Subo todas las escaleras con la parsimonia que me
caracteriza, intentando adivinar qué tren anunciaran por megafonía, y esperando
que no sea el mío. Cuando la locución acaba, siempre hay algunos que deciden
intentar romper los récords de Usain Bolt en ese minuto de margen. Un instante
que huele a sudor incipiente, pero también a victoria, si consigues llegar
antes de que las puertas se cierren.
Yo soy más de caminar pensando donde irá toda esa gente,
preguntándome si sus motivos para correr siguen intactos, o simplemente se
mueven empujados por su sombra. Me encanta descubrir qué nueva guarrada
envasada esconden las máquinas expendedoras y escudriñar qué libros se han
diluido tanto como para costar 3 euros en el andén de una estación. Al final,
me sorprendo cuando incluso escuchando esa locución que genera sprints
repentinos, consigo coger el tren que me hace llegar un poco menos tarde.

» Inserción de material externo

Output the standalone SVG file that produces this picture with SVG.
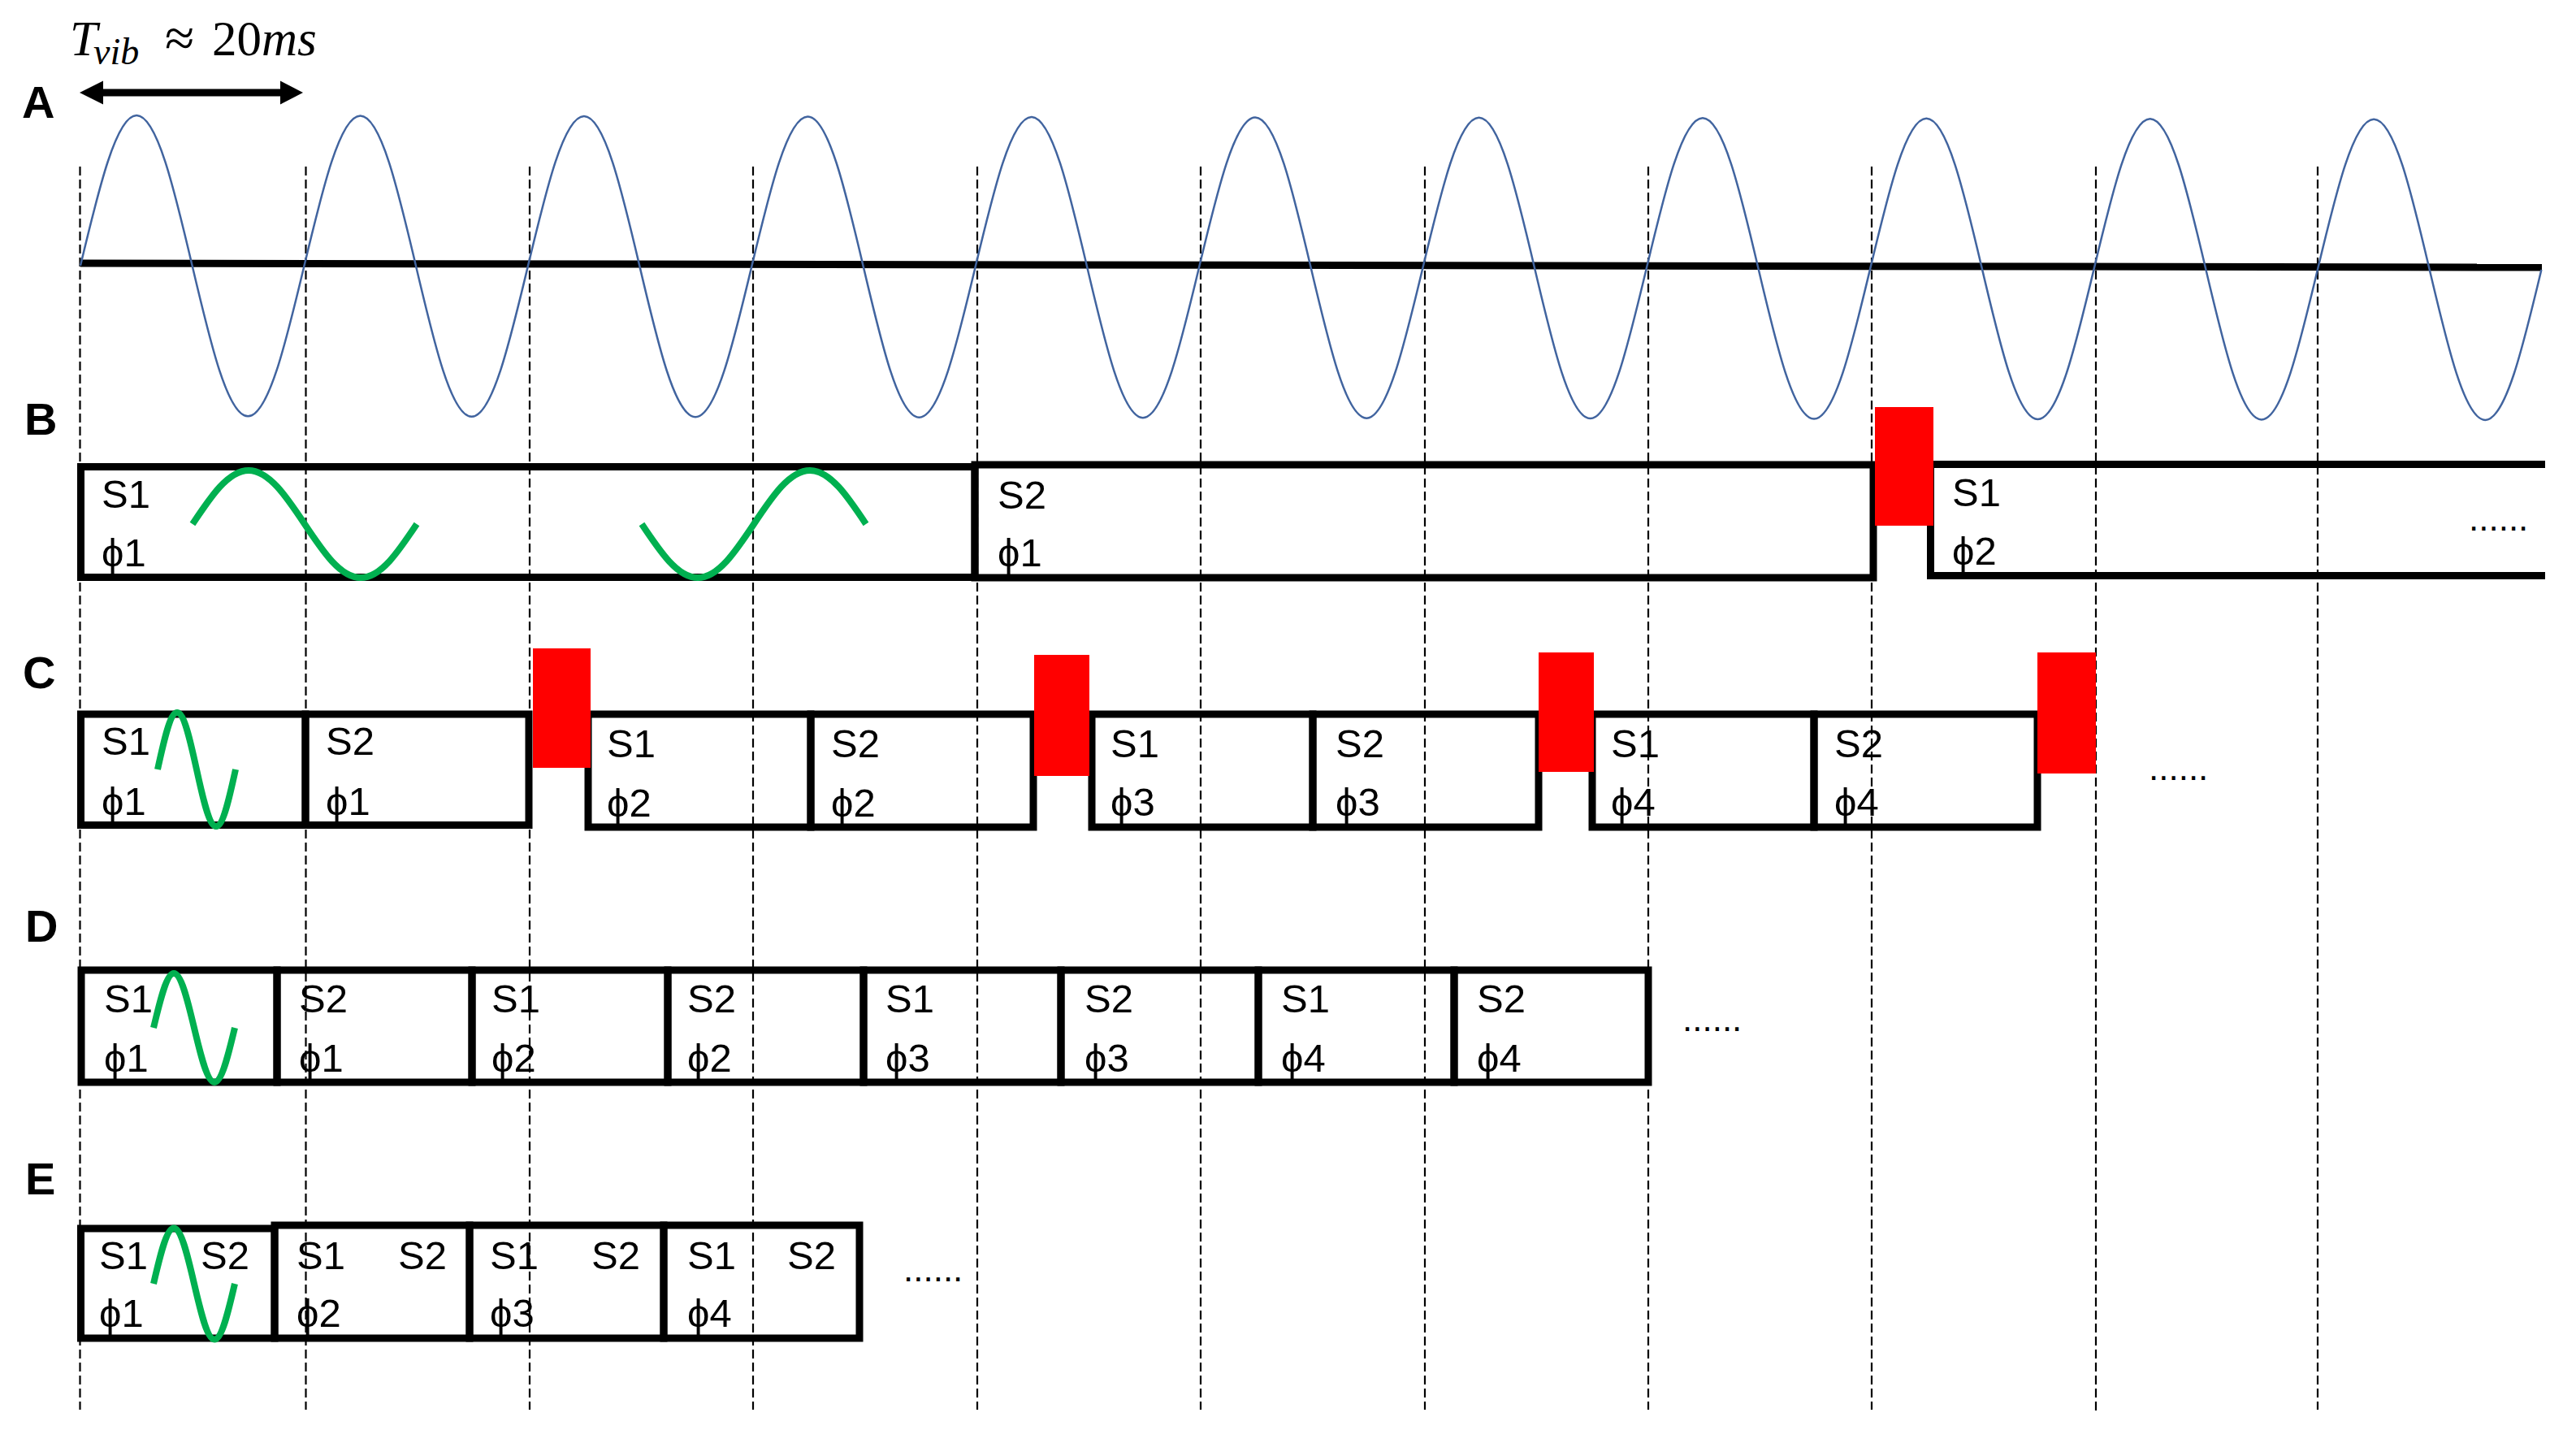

Y entonces es cuando empiezo a despertarme, cuando las ideas
comienzan a yuxtaponerse, convirtiéndose mi mente en una especie de mapa
ferroviario. Hubiera preferido que la inspiración me secuestrara debajo de un
cedro en el Retiro, pero en fin, supongo que atravesar los barrios más grises
escuchando las elegías de los que nunca tuvieron la suerte de su lado, esos que
están atrapados entre la metrópolis y el extrarradio y sobreviven con lo que
recaudan cada mañana, también tiene su punto. Seguro que la generación beat
hubiera cambiado los resquicios más oscuros de Nueva York por la línea C-4 de
Cercanías.
Quién sabe si algún día caeré en ese agujero negro o, por lo
contrario, seré capaz de abrirme paso hasta Atocha, cruzar Sol a bandazos,
llegar a la cumbre en Nuevos Ministerios y finalmente huir desde Chamartín.
Quién sabe.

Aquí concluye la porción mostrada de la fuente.